EXERCISE DETAILS: It is required that the lines from the top of the listing through the line with "ax = fig.add_axes([193" be reproduced exactly, excluding pictures.

SUPPLIED MATERIAL:
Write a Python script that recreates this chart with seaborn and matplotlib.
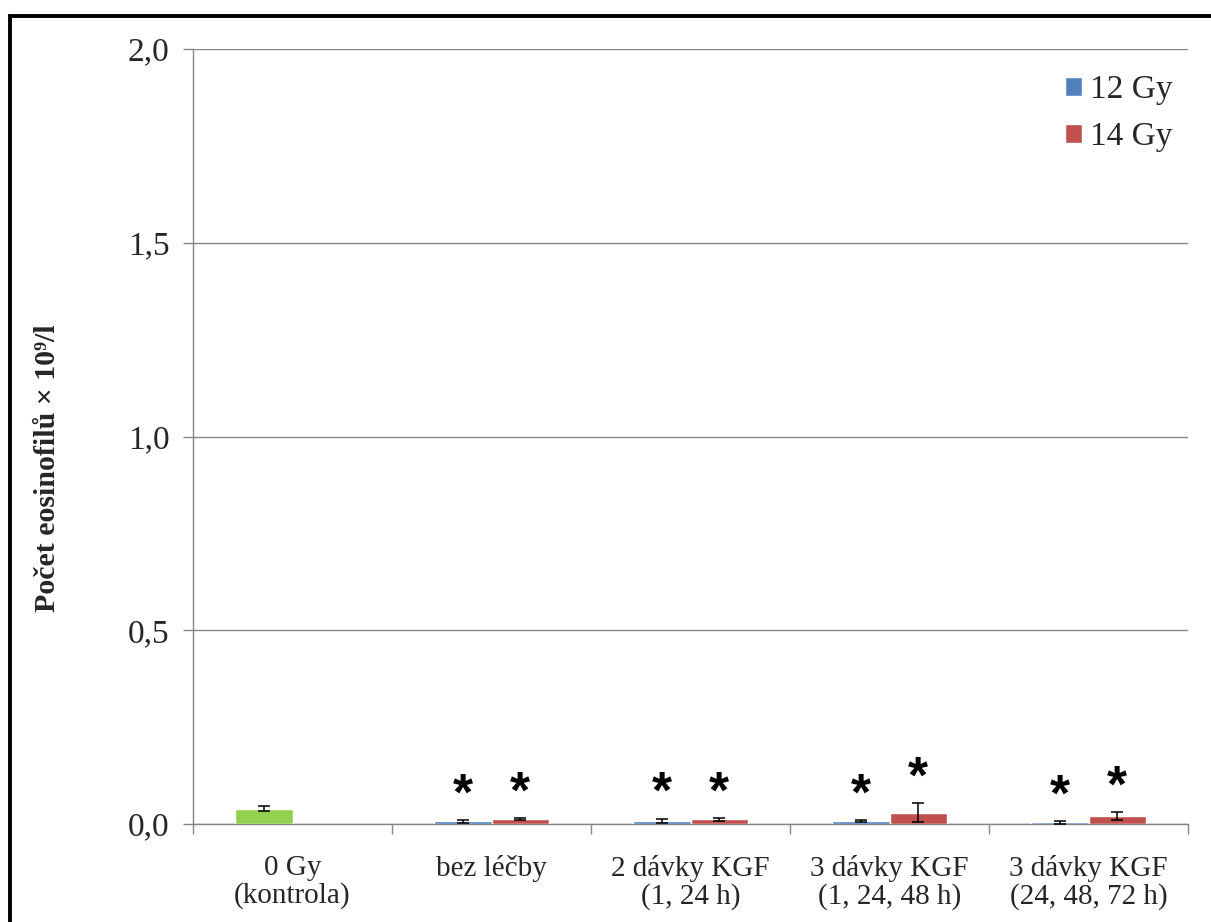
import numpy as np
import pandas as pd
import seaborn as sns
import matplotlib
matplotlib.use("Agg")
import matplotlib.pyplot as plt
from matplotlib.patches import Rectangle
from matplotlib.ticker import FixedLocator

# --- data -----------------------------------------------------------------
categories = ["0 Gy\n(kontrola)", "bez léčby", "2 dávky KGF\n(1, 24 h)",
              "3 dávky KGF\n(1, 24, 48 h)", "3 dávky KGF\n(24, 48, 72 h)"]
series = ["12 Gy", "14 Gy"]
# first group is the non-irradiated control (single bar)
mean_12 = [0.040, 0.007, 0.008, 0.007, 0.004]
err_12 = [0.006, 0.004, 0.006, 0.003, 0.004]
mean_14 = [np.nan, 0.013, 0.012, 0.029, 0.020]
err_14 = [np.nan, 0.003, 0.003, 0.024, 0.010]
significant_12 = [False, True, True, True, True]
significant_14 = [False, True, True, True, True]
yticks = [0.0, 0.5, 1.0, 1.5, 2.0]
ytick_labels = ["0,0", "0,5", "1,0", "1,5", "2,0"]

df = pd.DataFrame({
    "skupina": categories * 2,
    "dávka": [series[0]] * len(categories) + [series[1]] * len(categories),
    "hodnota": mean_12 + mean_14,
})

c_blue = "#4F81BD"
c_red = "#C0504D"
c_green = "#92D050"
c_axis = "#868686"

sns.set_style("white")
plt.rcParams["font.family"] = ["Liberation Serif", "DejaVu Serif"]

fig = plt.figure(figsize=(12.11, 9.22), dpi=100)
ax = fig.add_axes([193 / 1211, 1 - 824 / 922, (1188 - 193) / 1211, (824 - 49) / 922])

sns.barplot(data=df, x="skupina", y="hodnota", hue="dávka",
            order=categories, hue_order=series,
            palette=[c_blue, c_red], width=0.573, errorbar=None,
            saturation=1, ax=ax, zorder=3)

# locate each drawn bar by its group and side of the group centre
bar_at = {}
for p in ax.patches:
    if p.get_width() <= 0 or np.isnan(p.get_height()):
        continue
    xc = p.get_x() + p.get_width() / 2
    gi = int(round(xc))
    if gi < 0 or gi >= len(categories):
        continue
    side = 0 if xc < gi else 1
    bar_at[(gi, side)] = p

bar_at[(0, 0)].set_facecolor(c_green)

star_offset = 0.062
for side, (means, errs, sig) in enumerate(((mean_12, err_12, significant_12),
                                           (mean_14, err_14, significant_14))):
    for gi, (m, e, s) in enumerate(zip(means, errs, sig)):
        if np.isnan(m) or (gi, side) not in bar_at:
            continue
        p = bar_at[(gi, side)]
        xc = p.get_x() + p.get_width() / 2
        ax.errorbar(xc, m, yerr=e, fmt="none", ecolor="black",
                    elinewidth=1.1, capsize=4, capthick=1.1, zorder=4)
        if s:
            ax.text(xc, m + e + star_offset, "*", ha="center", va="center",
                    fontsize=37, fontweight="bold", family="Liberation Sans",
                    color="black", zorder=5)

# axes styling
ax.set_ylim(0, 2.0)
ax.set_xlim(-0.5, len(categories) - 0.5)
ax.set_yticks(yticks)
ax.set_yticklabels(ytick_labels, fontsize=24)
ax.yaxis.grid(True, color=c_axis, linewidth=1.0)
ax.xaxis.grid(False)
ax.set_axisbelow(True)
for side in ("top", "right"):
    ax.spines[side].set_visible(False)
for side in ("left", "bottom"):
    ax.spines[side].set_visible(True)
    ax.spines[side].set_color(c_axis)
    ax.spines[side].set_linewidth(1.0)

ax.tick_params(axis="y", which="major", direction="out", length=7,
               width=1.0, color=c_axis, pad=10, left=True)
ax.tick_params(axis="x", which="major", length=0, pad=22, labelsize=21)
ax.xaxis.set_minor_locator(FixedLocator(np.arange(-0.5, len(categories), 1.0)))
ax.tick_params(axis="x", which="minor", direction="out", length=7,
               width=1.0, color=c_axis, bottom=True)
for lab in ax.get_xticklabels():
    lab.set_linespacing(1.05)

ax.set_xlabel("")
ax.set_ylabel("Počet eosinofilů × 10⁹/l", fontsize=21.5, fontweight="bold")
ax.yaxis.set_label_coords(-0.133, 0.459)

leg = ax.legend(loc="upper right", bbox_to_anchor=(1.005, 0.993), frameon=False,
                fontsize=24, handlelength=0.5, handleheight=0.5,
                handletextpad=0.25, labelspacing=0.5, borderaxespad=0.2)

# outer frame of the figure
fig.patches.append(Rectangle((9.5 / 1211, -0.2), 1.3, 1.2 - 15.5 / 922,
                             transform=fig.transFigure, fill=False,
                             edgecolor="black", linewidth=2.8, zorder=10))

fig.savefig("out.png", dpi=100)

ANSWER IN FULL:
Write a Python script that recreates this chart with seaborn and matplotlib.
import numpy as np
import pandas as pd
import seaborn as sns
import matplotlib
matplotlib.use("Agg")
import matplotlib.pyplot as plt
from matplotlib.patches import Rectangle
from matplotlib.ticker import FixedLocator

# --- data -----------------------------------------------------------------
categories = ["0 Gy\n(kontrola)", "bez léčby", "2 dávky KGF\n(1, 24 h)",
              "3 dávky KGF\n(1, 24, 48 h)", "3 dávky KGF\n(24, 48, 72 h)"]
series = ["12 Gy", "14 Gy"]
# first group is the non-irradiated control (single bar)
mean_12 = [0.040, 0.007, 0.008, 0.007, 0.004]
err_12 = [0.006, 0.004, 0.006, 0.003, 0.004]
mean_14 = [np.nan, 0.013, 0.012, 0.029, 0.020]
err_14 = [np.nan, 0.003, 0.003, 0.024, 0.010]
significant_12 = [False, True, True, True, True]
significant_14 = [False, True, True, True, True]
yticks = [0.0, 0.5, 1.0, 1.5, 2.0]
ytick_labels = ["0,0", "0,5", "1,0", "1,5", "2,0"]

df = pd.DataFrame({
    "skupina": categories * 2,
    "dávka": [series[0]] * len(categories) + [series[1]] * len(categories),
    "hodnota": mean_12 + mean_14,
})

c_blue = "#4F81BD"
c_red = "#C0504D"
c_green = "#92D050"
c_axis = "#868686"

sns.set_style("white")
plt.rcParams["font.family"] = ["Liberation Serif", "DejaVu Serif"]

fig = plt.figure(figsize=(12.11, 9.22), dpi=100)
ax = fig.add_axes([193 / 1211, 1 - 824 / 922, (1188 - 193) / 1211, (824 - 49) / 922])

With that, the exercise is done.